The Juan Maclean

In A Dream

Given the emotional warmth, comparative looseness and less programmed feel of this third album by The Juan Maclean, the title of the act’s first LP from 2005, Less Than Human, becomes somewhat interesting. That album, without much of the playful disco-funk that defined second album The Future Will Come and now In A Dream, today sounds almost brutal in its druggy, abrasive dance music. Perhaps songwriter John Maclean has profoundly changed, as his increasingly sweet use of melody, lyrics that often err towards syrupy, and rhythms that extract the most ecstatic aspects of Chicago house and jettison its moodier elements, ensure In A Dream sounds unflinchingly human.

The album was five years in the making, held off as Maclean made mix CDs and singer Nancy Whang concluded her commitments with LCD Soundsystem and worked with Shit Robot amongst others. Its resultant relative softness and vulnerability is almost entirely down to Whang’s more decisive role within the duo – she is the one on the cover after all. A key difference between The Future Will Come and In A Dream is not so much that Whang sings on almost every song, but that fewer effects are employed on her voice. As a result she sounds more natural, and directly involved and affected by the romantic travails she is singing about, in contrast with her cool, electronically enhanced detachment on The Future Will Come.

Maclean’s contribution to this more mournful atmosphere should not be overlooked amid the onslaught of Whang’s talents. His compositions now offer space and a brooding intrigue that marries his signature 80s sheen, sometimes a little plasticky, with a genuine sense of the ‘song’. He embraces structure and progression, as opposed to things like the epic ‘Happy House’ from The Future Will Come, which meandered and explored its two-note refrain and frantic dance floor beat for nearly 13 minutes, before expiring in an exhausted heap.

Opener ‘A Place Called Space’ is as good as anything the duo have ever done, a spectacularly layered synth track adorned with the most moving vocal melody Whang has delivered with The Juan Maclean, its fantastic chorus building and subsiding before exploding at various points, reviving Duran Duran on ‘Save A Prayer’ or even ‘Come Undone’.
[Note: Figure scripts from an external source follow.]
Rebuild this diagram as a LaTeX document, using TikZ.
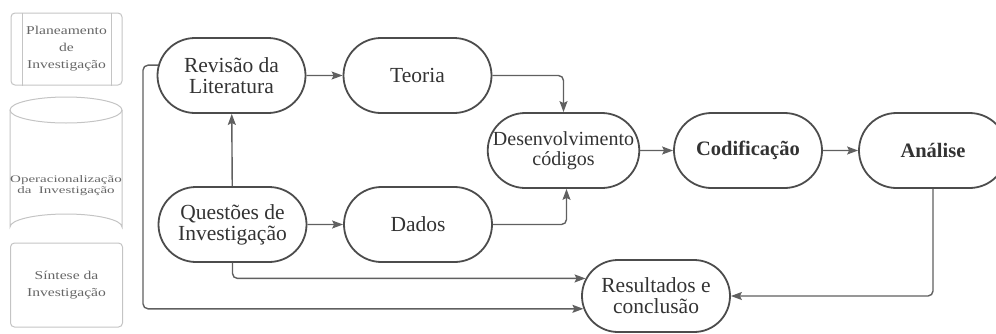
\documentclass[tikz,border=0pt]{standalone}
\usepackage{fontspec}
\setmainfont{Liberation Serif}
\newfontfamily\widefont{Liberation Serif}[FakeStretch=1.3]
\newfontfamily\widerfont{Liberation Serif}[FakeStretch=1.5]
\usetikzlibrary{shapes.misc,arrows.meta}
\definecolor{nodeline}{HTML}{4C4C4C}
\definecolor{nodetext}{HTML}{333333}
\definecolor{arrowc}{HTML}{606060}
\definecolor{panelline}{HTML}{C4C4C4}
\definecolor{paneltext}{HTML}{666666}
\tikzset{
  flow/.style={rounded rectangle, draw=nodeline, line width=1.8pt, text=nodetext,
    minimum width=148pt, minimum height=75pt, align=center, inner sep=0pt,
    font=\fontsize{21.5}{21}\selectfont},
  conn/.style={draw=arrowc, line width=1.4pt, rounded corners=5pt,
    -{Stealth[length=11pt,width=8pt,inset=2pt]}},
  panelbox/.style={draw=panelline, line width=1pt, rounded corners=4pt,
    text=paneltext, align=center, inner sep=0pt},
}
\begin{document}
\begin{tikzpicture}[x=1pt,y=-1pt]
\useasboundingbox (0,0) rectangle (996,333);

% left panel
\node[panelbox, minimum width=111pt, minimum height=72pt,
  font=\widefont\fontsize{12}{17}\selectfont] (plan) at (66.5,49)
  {Planeamento\\de\\Investigação};
\draw[panelline, line width=1pt] ([xshift=12pt]plan.north west) -- ([xshift=12pt]plan.south west);
\draw[panelline, line width=1pt] ([xshift=-11pt]plan.north east) -- ([xshift=-11pt]plan.south east);

\draw[panelline, line width=1pt] (66,110) ellipse [x radius=56, y radius=13];
\draw[panelline, line width=1pt] (10,110) -- (10,227) arc [start angle=180, end angle=360, x radius=56, y radius=13] -- (122,110);
\node[text=paneltext, align=center, font=\widerfont\fontsize{10}{11}\selectfont] (oper) at (66,185.5)
  {Operacionalização\\da\ \ Investigação};

\node[panelbox, minimum width=112pt, minimum height=84pt,
  font=\widefont\fontsize{12}{17}\selectfont] (sint) at (66.5,285)
  {Síntese da\\Investigação};

% main flow
\node[flow] (rev) at (231.5,75.5) {Revisão da\\Literatura};
\node[flow] (teo) at (417.5,75.5) {Teoria};
\node[flow] (que) at (232.5,224.5) {Questões de\\Investigação};
\node[flow] (dad) at (418,224.5) {Dados};
\node[flow, font=\fontsize{20}{20}\selectfont] (des) at (563.5,150.5) {Desenvolvimento\\códigos};
\node[flow, font=\bfseries\fontsize{20.5}{21}\selectfont] (cod) at (748,150.5) {Codificação};
\node[flow, font=\bfseries\fontsize{20.5}{21}\selectfont] (ana) at (933,150.5) {Análise};
\node[flow, minimum height=72pt] (res) at (656,296) {Resultados e\\conclusão};

\coordinate (loopx) at (143,0);

\draw[conn] (rev) -- (teo);
\draw[conn] (teo.east) -| (des.north);
\draw[conn] (dad.east) -| ([xshift=3pt]des.south);
\draw[conn] (que) -- (rev);
\draw[conn] (que) -- (dad);
\draw[conn] (des) -- (cod);
\draw[conn] (cod) -- (ana);
\draw[conn] (que.south) |- (res.166);
\draw[conn] (rev.172) -| (loopx |- res.190) -- (res.190);
\draw[conn] (ana.south) |- (res.east);
\end{tikzpicture}
\end{document}
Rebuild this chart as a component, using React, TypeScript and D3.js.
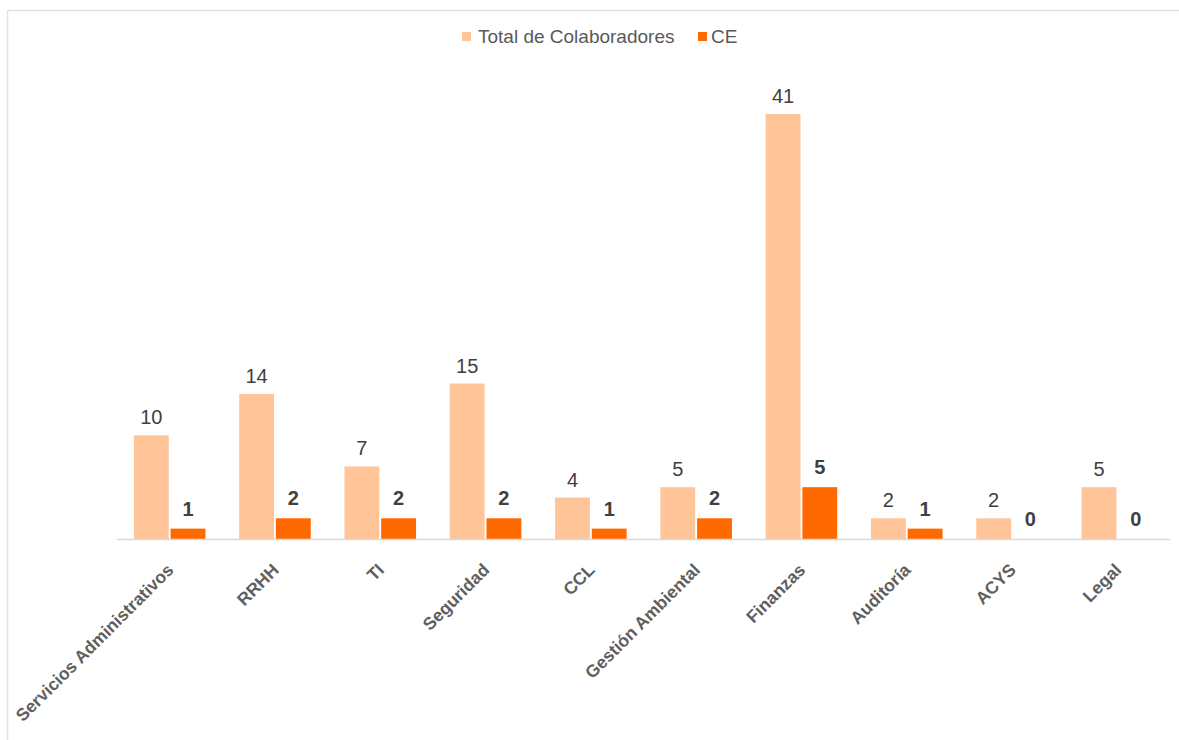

The album does not, however, persist with this bounciness. If ‘A Place Called Space’ soars with its infectious energy, the equally elegant ‘Running Back To You’ deals with something more melancholy. Its chugging, rattly one-note bass riff (a low G) is a fairly direct tribute to Funkadelic’s ‘You And Your Folks, Me And My Folks’, the abrasiveness of its foundations balanced by Whang at her floatiest. Indeed, funk is a fairly constant supporting presence in many of these songs – just not the frivolous or even danceable variety. The darker, more disturbed strain of the genre, as defined by George Clinton and co., is regularly hinted at.

Maclean’s own vocals suffer a little in the midst of Whang’s domination. On previous albums, his singing was curiously charming, his low David Byrne-like groan standing proud in its limitation on The Future Will Come, where he was also higher in the mix. Here, his singing sounds reticent and awkward on ‘Charlotte’, the album’s least interesting track by some way, as well as on the also underwhelming ‘Love Stops Here’. That said, Maclean and Whang singing together, and their call-and-response technique, makes for a quirky combination – the gruff mixing with the acrobatic to disarming effect on ‘A Place For Space’ as well as ‘I’ve Waited So Long’.

For all the sensitive production, striking singing and fabulous rhythms, poetry is never likely to be a telling feature of The Juan Maclean. The pair seem strident in their lack of lyrical imagination, the sense being that the emotion Maclean earns through his occasionally blissful, occasionally foreboding tracks, need only be complemented by familiar lyrical ideas and the oft-heard expressions within relationships of any kind, which when sung by Whang are invested with a strange sort of urgency that strips them of cliché.

In A Dream is certainly not going to alienate those who adored The Future Will Come, yet it should be said there are notable points of evolution – most importantly Whang’s prominence and the diversity of Maclean’s songwriting. But it is difficult to place this above The Future Will Come, as despite the brilliance that Whang radiates throughout, there are up to three songs that sap momentum with their lack of vim, and I don’t mean the more sombre tracks, which are a welcome addition to Maclean’s oeuvre. The Future Will Come was a more consistent collection, even if a clutch of The Juan Maclean’s best songs can now be said to come from In A Dream.